Raw data:
— begin —

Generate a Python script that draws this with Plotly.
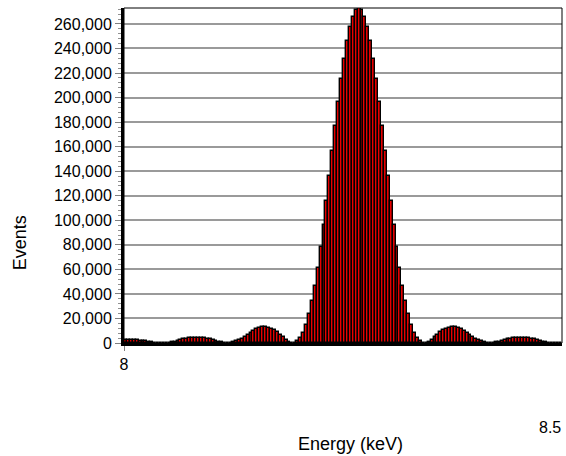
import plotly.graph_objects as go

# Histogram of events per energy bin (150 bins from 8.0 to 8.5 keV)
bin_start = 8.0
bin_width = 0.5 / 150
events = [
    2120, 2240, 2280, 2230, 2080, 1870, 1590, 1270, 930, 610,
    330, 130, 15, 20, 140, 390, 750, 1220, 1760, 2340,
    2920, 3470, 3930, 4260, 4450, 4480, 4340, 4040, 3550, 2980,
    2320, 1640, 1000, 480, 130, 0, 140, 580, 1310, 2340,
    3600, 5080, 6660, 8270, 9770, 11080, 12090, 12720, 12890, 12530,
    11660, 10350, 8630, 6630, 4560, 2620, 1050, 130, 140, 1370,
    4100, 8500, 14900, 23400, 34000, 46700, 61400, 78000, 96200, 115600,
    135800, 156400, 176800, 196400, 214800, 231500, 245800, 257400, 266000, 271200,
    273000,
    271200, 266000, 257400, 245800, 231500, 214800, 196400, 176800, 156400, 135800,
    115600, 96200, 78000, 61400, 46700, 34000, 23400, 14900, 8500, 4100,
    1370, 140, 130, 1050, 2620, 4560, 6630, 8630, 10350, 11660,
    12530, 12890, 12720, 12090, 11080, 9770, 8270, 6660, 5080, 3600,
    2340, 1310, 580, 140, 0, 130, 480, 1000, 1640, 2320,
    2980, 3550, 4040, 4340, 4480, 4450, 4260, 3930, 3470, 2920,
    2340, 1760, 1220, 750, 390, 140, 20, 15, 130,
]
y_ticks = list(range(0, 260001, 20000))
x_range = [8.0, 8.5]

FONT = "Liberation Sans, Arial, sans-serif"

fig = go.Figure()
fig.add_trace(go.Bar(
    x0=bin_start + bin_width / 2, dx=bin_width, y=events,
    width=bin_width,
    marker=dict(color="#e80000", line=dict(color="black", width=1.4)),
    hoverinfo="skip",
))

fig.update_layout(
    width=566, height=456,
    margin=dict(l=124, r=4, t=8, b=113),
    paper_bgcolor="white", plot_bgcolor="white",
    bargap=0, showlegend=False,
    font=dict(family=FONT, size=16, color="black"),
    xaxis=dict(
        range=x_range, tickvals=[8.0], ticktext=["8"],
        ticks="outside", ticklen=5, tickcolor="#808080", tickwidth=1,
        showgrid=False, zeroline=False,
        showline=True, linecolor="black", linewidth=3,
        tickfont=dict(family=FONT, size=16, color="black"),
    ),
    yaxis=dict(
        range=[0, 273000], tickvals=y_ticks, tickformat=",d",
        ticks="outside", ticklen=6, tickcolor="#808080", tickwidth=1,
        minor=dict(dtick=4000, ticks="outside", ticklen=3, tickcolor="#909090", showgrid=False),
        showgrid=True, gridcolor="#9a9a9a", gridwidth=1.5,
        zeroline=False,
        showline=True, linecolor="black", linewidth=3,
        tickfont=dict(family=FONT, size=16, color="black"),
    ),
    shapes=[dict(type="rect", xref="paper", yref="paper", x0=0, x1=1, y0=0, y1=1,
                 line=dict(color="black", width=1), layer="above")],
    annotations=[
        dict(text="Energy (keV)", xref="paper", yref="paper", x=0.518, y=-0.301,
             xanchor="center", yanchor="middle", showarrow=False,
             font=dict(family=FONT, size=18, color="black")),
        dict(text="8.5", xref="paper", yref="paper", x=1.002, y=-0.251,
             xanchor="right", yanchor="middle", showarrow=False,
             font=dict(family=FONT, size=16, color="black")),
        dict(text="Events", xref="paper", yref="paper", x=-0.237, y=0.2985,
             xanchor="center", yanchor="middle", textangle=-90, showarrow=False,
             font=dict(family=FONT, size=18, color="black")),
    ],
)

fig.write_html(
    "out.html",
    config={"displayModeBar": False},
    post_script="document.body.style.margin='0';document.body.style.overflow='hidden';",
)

— end —

Your instructions: Exclude the pictures. Write out the remaining data exactly.

Result of this exercise:
Generate a Python script that draws this with Plotly.
import plotly.graph_objects as go

# Histogram of events per energy bin (150 bins from 8.0 to 8.5 keV)
bin_start = 8.0
bin_width = 0.5 / 150
events = [
    2120, 2240, 2280, 2230, 2080, 1870, 1590, 1270, 930, 610,
    330, 130, 15, 20, 140, 390, 750, 1220, 1760, 2340,
    2920, 3470, 3930, 4260, 4450, 4480, 4340, 4040, 3550, 2980,
    2320, 1640, 1000, 480, 130, 0, 140, 580, 1310, 2340,
    3600, 5080, 6660, 8270, 9770, 11080, 12090, 12720, 12890, 12530,
    11660, 10350, 8630, 6630, 4560, 2620, 1050, 130, 140, 1370,
    4100, 8500, 14900, 23400, 34000, 46700, 61400, 78000, 96200, 115600,
    135800, 156400, 176800, 196400, 214800, 231500, 245800, 257400, 266000, 271200,
    273000,
    271200, 266000, 257400, 245800, 231500, 214800, 196400, 176800, 156400, 135800,
    115600, 96200, 78000, 61400, 46700, 34000, 23400, 14900, 8500, 4100,
    1370, 140, 130, 1050, 2620, 4560, 6630, 8630, 10350, 11660,
    12530, 12890, 12720, 12090, 11080, 9770, 8270, 6660, 5080, 3600,
    2340, 1310, 580, 140, 0, 130, 480, 1000, 1640, 2320,
    2980, 3550, 4040, 4340, 4480, 4450, 4260, 3930, 3470, 2920,
    2340, 1760, 1220, 750, 390, 140, 20, 15, 130,
]
y_ticks = list(range(0, 260001, 20000))
x_range = [8.0, 8.5]

FONT = "Liberation Sans, Arial, sans-serif"

fig = go.Figure()
fig.add_trace(go.Bar(
    x0=bin_start + bin_width / 2, dx=bin_width, y=events,
    width=bin_width,
    marker=dict(color="#e80000", line=dict(color="black", width=1.4)),
    hoverinfo="skip",
))

fig.update_layout(
    width=566, height=456,
    margin=dict(l=124, r=4, t=8, b=113),
    paper_bgcolor="white", plot_bgcolor="white",
    bargap=0, showlegend=False,
    font=dict(family=FONT, size=16, color="black"),
    xaxis=dict(
        range=x_range, tickvals=[8.0], ticktext=["8"],
        ticks="outside", ticklen=5, tickcolor="#808080", tickwidth=1,
        showgrid=False, zeroline=False,
        showline=True, linecolor="black", linewidth=3,
        tickfont=dict(family=FONT, size=16, color="black"),
    ),
    yaxis=dict(
        range=[0, 273000], tickvals=y_ticks, tickformat=",d",
        ticks="outside", ticklen=6, tickcolor="#808080", tickwidth=1,
        minor=dict(dtick=4000, ticks="outside", ticklen=3, tickcolor="#909090", showgrid=False),
        showgrid=True, gridcolor="#9a9a9a", gridwidth=1.5,
        zeroline=False,
        showline=True, linecolor="black", linewidth=3,
        tickfont=dict(family=FONT, size=16, color="black"),
    ),
    shapes=[dict(type="rect", xref="paper", yref="paper", x0=0, x1=1, y0=0, y1=1,
                 line=dict(color="black", width=1), layer="above")],
    annotations=[
        dict(text="Energy (keV)", xref="paper", yref="paper", x=0.518, y=-0.301,
             xanchor="center", yanchor="middle", showarrow=False,
             font=dict(family=FONT, size=18, color="black")),
        dict(text="8.5", xref="paper", yref="paper", x=1.002, y=-0.251,
             xanchor="right", yanchor="middle", showarrow=False,
             font=dict(family=FONT, size=16, color="black")),
        dict(text="Events", xref="paper", yref="paper", x=-0.237, y=0.2985,
             xanchor="center", yanchor="middle", textangle=-90, showarrow=False,
             font=dict(family=FONT, size=18, color="black")),
    ],
)

fig.write_html(
    "out.html",
    config={"displayModeBar": False},
    post_script="document.body.style.margin='0';document.body.style.overflow='hidden';",
)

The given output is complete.